If you have a different size potentiometer or want it positioned somewhere else, you can wire it up to J14 as per the labels: counterclockwise (CCW), wiper (WP), clockwise (CW) pins then install it wherever. Don't forget to cut the default jumper connections on J14 like in step 1 above!




Since v0.5, a digital microphone header has been added to the Gills PCB which can optionally hold an Adafruit PDM Mic Breakout board. It is a nice option especially considering the price of around 5 USD. It will not give you studio-grade audio quality and is a bit on the quiet side, but you'd be surprised how clear these small mics can sound. You can also use it as a control or drum trigger by tapping on the case. Make sure you get the version with 2.54mm pin header (NOT the so-called 4-JST SH connector).

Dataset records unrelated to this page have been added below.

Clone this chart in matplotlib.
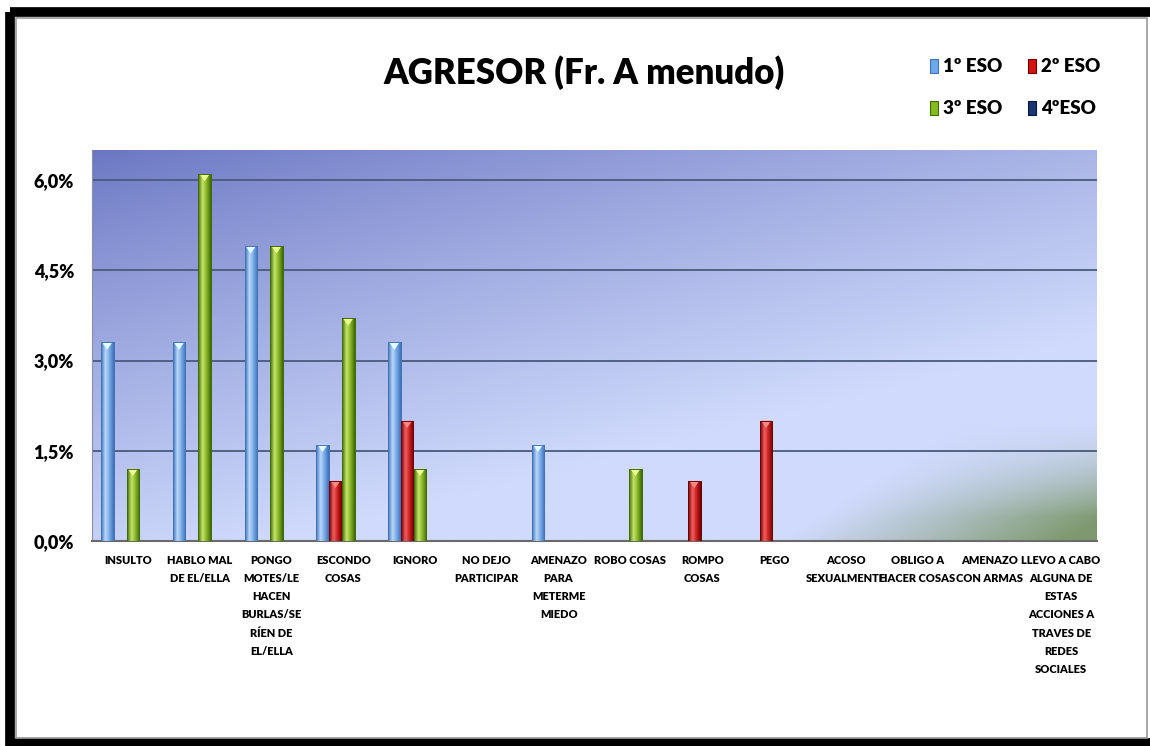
import numpy as np
import matplotlib
matplotlib.use("Agg")
import matplotlib.pyplot as plt
from matplotlib.patches import Rectangle, Polygon
from matplotlib.colors import to_rgb

plt.rcParams['font.family'] = ['Lato', 'DejaVu Sans']
plt.rcParams['font.weight'] = 'bold'

categories = [
    "INSULTO", "HABLO MAL\nDE EL/ELLA", "PONGO\nMOTES/LE\nHACEN\nBURLAS/SE\nRÍEN DE\nEL/ELLA",
    "ESCONDO\nCOSAS", "IGNORO", "NO DEJO\nPARTICIPAR", "AMENAZO\nPARA\nMETERME\nMIEDO",
    "ROBO COSAS", "ROMPO\nCOSAS", "PEGO", "ACOSO\nSEXUALMENTE", "OBLIGO A\nHACER COSAS",
    "AMENAZO\nCON ARMAS", "LLEVO A CABO\nALGUNA DE\nESTAS\nACCIONES A\nTRAVES DE\nREDES\nSOCIALES",
]
series_names = ["1º ESO", "2º ESO", "3º ESO", "4ºESO"]
eso1 = [3.3, 3.3, 4.9, 1.6, 3.3, 0, 1.6, 0, 0, 0, 0, 0, 0, 0]
eso2 = [0, 0, 0, 1.0, 2.0, 0, 0, 0, 1.0, 2.0, 0, 0, 0, 0]
eso3 = [1.2, 6.1, 4.9, 3.7, 1.2, 0, 0, 1.2, 0, 0, 0, 0, 0, 0]
eso4 = [0, 0, 0, 0, 0, 0, 0, 0, 0, 0, 0, 0, 0, 0]
yticks = [0.0, 1.5, 3.0, 4.5, 6.0]
ytick_labels = ["0,0%", "1,5%", "3,0%", "4,5%", "6,0%"]

# (edge/dark, mid, highlight) per series
palettes = [
    ("#3f72b8", "#6fa8ea", "#bcd8fa"),
    ("#6e0000", "#d41414", "#f26060"),
    ("#3f6a06", "#86bb1a", "#c6e46a"),
    ("#0a1640", "#1c3470", "#4a6aa8"),
]

W, H = 1150, 746
fig = plt.figure(figsize=(W / 100, H / 100), dpi=100)
fig.patch.set_facecolor("white")

# outer frame
frame = fig.add_axes([0, 0, 1, 1])
frame.set_xlim(0, W)
frame.set_ylim(H, 0)
frame.axis("off")
frame.add_patch(Rectangle((10, 12), W + 20, 731, fill=False, lw=7, ec="black"))
frame.add_patch(Rectangle((16, 18), 1131, 720, fill=False, lw=1.2, ec="#9a9a9a"))

# plot area
left, right, top, bottom = 92, 1097, 150, 541
ax = fig.add_axes([left / W, 1 - bottom / H, (right - left) / W, (bottom - top) / H])
ymax = 6.5
n = len(categories)
ax.set_xlim(0, n)
ax.set_ylim(0, ymax)

# background: diagonal lavender gradient with a grey-green bottom-right corner
ny, nx = 240, 480
yy, xx = np.mgrid[0:1:ny * 1j, 0:1:nx * 1j]
c_dark = np.array(to_rgb("#6a76c2"))
c_light = np.array(to_rgb("#cfdafc"))
c_green = np.array(to_rgb("#7a9668"))
s = np.clip((0.55 * xx + 0.85 * yy) / 0.95, 0, 1)[..., None] ** 0.85
base = c_dark * (1 - s) + c_light * s
gcorner = np.clip((xx * 1.0 + yy * 0.6 - 1.29) / 0.28, 0, 1)
gcorner = gcorner * np.clip((yy - 0.7) / 0.24, 0, 1)
g = (0.95 * gcorner ** 1.1)[..., None]
base = base * (1 - g) + c_green * g
base = np.clip(base, 0, 1)
ax.imshow(base, extent=[0, n, 0, ymax], aspect="auto", zorder=0, origin="upper",
          interpolation="bilinear")

for yv in yticks[1:]:
    ax.axhline(yv, color="#4a5a7a", lw=1.3, zorder=1)

for sp in ["top", "right"]:
    ax.spines[sp].set_visible(False)
ax.spines["left"].set_color("#8a8fa8")
ax.spines["bottom"].set_color("#6a6a6a")
ax.spines["bottom"].set_linewidth(1.5)

x = np.arange(n) + 0.5
bw = 0.175
all_series = [eso1, eso2, eso3, eso4]
for i, (vals, pal) in enumerate(zip(all_series, palettes)):
    offs = (i - 1.5) * bw * 1.02
    bars = ax.bar(x + offs - 0.02, vals, width=bw, color=pal[1], edgecolor=pal[0],
                  lw=0.6, zorder=2, label=series_names[i])
    dark, mid, hi = (np.array(to_rgb(c)) for c in pal)
    u = np.linspace(0, 1, 40)
    prof = np.empty((1, 40, 3))
    for k, uu in enumerate(u):
        if uu < 0.35:
            f = uu / 0.35
            col = dark * (1 - f) + hi * f
        else:
            f = (uu - 0.35) / 0.65
            col = hi * (1 - f) ** 2 + mid * 2 * f * (1 - f) + dark * f ** 2
        prof[0, k] = col
    for b in bars:
        h = b.get_height()
        if h <= 0:
            continue
        x0, w = b.get_x(), b.get_width()
        im = ax.imshow(prof, extent=[x0, x0 + w, 0, h], aspect="auto", zorder=3,
                       interpolation="bilinear")
        im.set_clip_path(b)
        cap_h = 0.12
        ax.add_patch(Polygon([[x0 + w * 0.1, h], [x0 + w * 0.9, h], [x0 + w * 0.5, h - cap_h]],
                             closed=True, fc=tuple(np.clip(hi + 0.15, 0, 1)), ec="none", zorder=4))
        ax.add_patch(Rectangle((x0, 0), w, h, fill=False, ec=pal[0], lw=0.7, zorder=5))

ax.set_yticks(yticks)
ax.set_yticklabels(ytick_labels, fontsize=13, fontweight="heavy")
ax.tick_params(axis="y", length=0, pad=13)
ax.set_xticks(x)
ax.set_xticklabels(categories, fontsize=7.9, fontweight="heavy", linespacing=1.8)
ax.tick_params(axis="x", length=0, pad=10)

fig.text(0.508, 1 - 73 / H, "AGRESOR (Fr. A menudo)", ha="center", va="center",
         fontsize=25, fontweight="heavy")

# legend
leg_pos = [(930, 66), (1028, 66), (930, 108), (1028, 108)]
for (lx, ly), name, pal in zip(leg_pos, series_names, palettes):
    frame.add_patch(Rectangle((lx, ly - 7), 8, 14, fc=pal[1], ec=pal[0], lw=0.8))
    frame.text(lx + 13, ly, name, ha="left", va="center", fontsize=13.5, fontweight="heavy")

fig.savefig("out.png", dpi=100)
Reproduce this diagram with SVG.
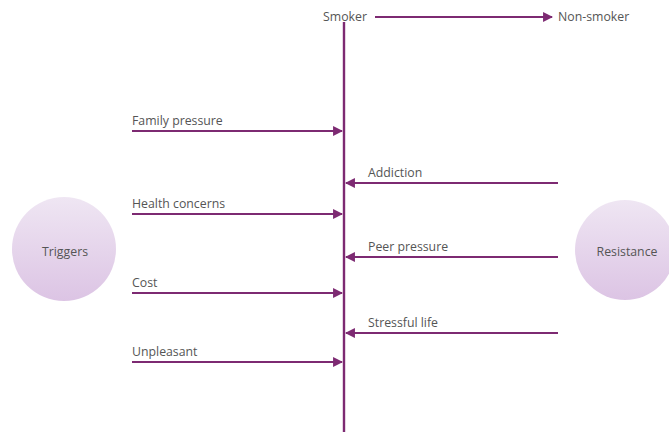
<svg xmlns="http://www.w3.org/2000/svg" width="669" height="434" viewBox="0 0 669 434">
  <style>
    .lbl { font-family: "Open Sans", "Noto Sans", sans-serif; font-size: 12.3px; fill: #555555; }
    .ctr { text-anchor: middle; }
    .link { stroke: #7d2a72; stroke-width: 2.2; fill: none; }
    .axis { stroke: #7d2a72; stroke-width: 2.4; fill: none; }
    .ball { fill: url(#ballFill); }
  </style>
  <defs>
    <marker id="head" viewBox="0 0 10 10" refX="9" refY="5" markerWidth="4.5" markerHeight="4.5" markerUnits="strokeWidth" orient="auto">
      <path d="M0,0 L10,5 L0,10 z" fill="#7d2a72"/>
    </marker>
    <linearGradient id="ballFill" x1="0" y1="0" x2="0" y2="1">
      <stop offset="0" stop-color="#efe6f3"/>
      <stop offset="1" stop-color="#dcc4e4"/>
    </linearGradient>
  </defs>

  <rect width="669" height="434" fill="#ffffff"/>

  <g id="connectors">
    <line class="axis" x1="344" y1="22" x2="344" y2="432"/>
    <line class="link" x1="375" y1="17" x2="552" y2="17" marker-end="url(#head)"/>
    <line class="link" x1="132" y1="131" x2="342" y2="131" marker-end="url(#head)"/>
    <line class="link" x1="132" y1="214" x2="342" y2="214" marker-end="url(#head)"/>
    <line class="link" x1="132" y1="293" x2="342" y2="293" marker-end="url(#head)"/>
    <line class="link" x1="132" y1="362" x2="342" y2="362" marker-end="url(#head)"/>
    <line class="link" x1="558" y1="183" x2="346" y2="183" marker-end="url(#head)"/>
    <line class="link" x1="558" y1="257" x2="346" y2="257" marker-end="url(#head)"/>
    <line class="link" x1="558" y1="333" x2="346" y2="333" marker-end="url(#head)"/>
  </g>

  <g id="smoker"><text class="lbl ctr" x="345" y="21">Smoker</text></g>
  <g id="non-smoker"><text class="lbl" x="558" y="21">Non-smoker</text></g>

  <g id="triggers">
    <circle class="ball" cx="64" cy="249" r="52"/>
    <text class="lbl ctr" x="65" y="256">Triggers</text>
  </g>
  <g id="resistance">
    <circle class="ball" cx="625" cy="250" r="50"/>
    <text class="lbl ctr" x="627" y="256">Resistance</text>
  </g>

  <g id="family-pressure"><text class="lbl" x="132" y="125">Family pressure</text></g>
  <g id="health-concerns"><text class="lbl" x="132" y="208">Health concerns</text></g>
  <g id="cost"><text class="lbl" x="132" y="287">Cost</text></g>
  <g id="unpleasant"><text class="lbl" x="132" y="356">Unpleasant</text></g>
  <g id="addiction"><text class="lbl" x="368" y="177">Addiction</text></g>
  <g id="peer-pressure"><text class="lbl" x="368" y="251">Peer pressure</text></g>
  <g id="stressful-life"><text class="lbl" x="368" y="327">Stressful life</text></g>
</svg>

You can turn on the digital mic using the ksoloti/audio/inconfig digital mic object. Note that you can't use the mic and the line inputs simultaneously due to hardware limitations. You can switch between line-in and mic on a per-patch basis though!

The Gills v0.5 enclosure has a small microphone hole in that position.

Note that the 3D model in the below screenshots does not match the version with 2.54mm pin header. Let's just act as if that dark gray header on top of the breakout didn't exist. (This is the aforementioned 4-JST SH connector, which we DO NOT WANT.) I couldn't be bothered to create or edit a 100% matching 3D model and this is close enough. Cheers.

When you install the breakout board, make sure it is close to the top panel but fits under it. Take the nearby pots as height reference. A millimeter or two of breathing space between mic and top panel won't hurt, and any distance will likely not affect the sound much.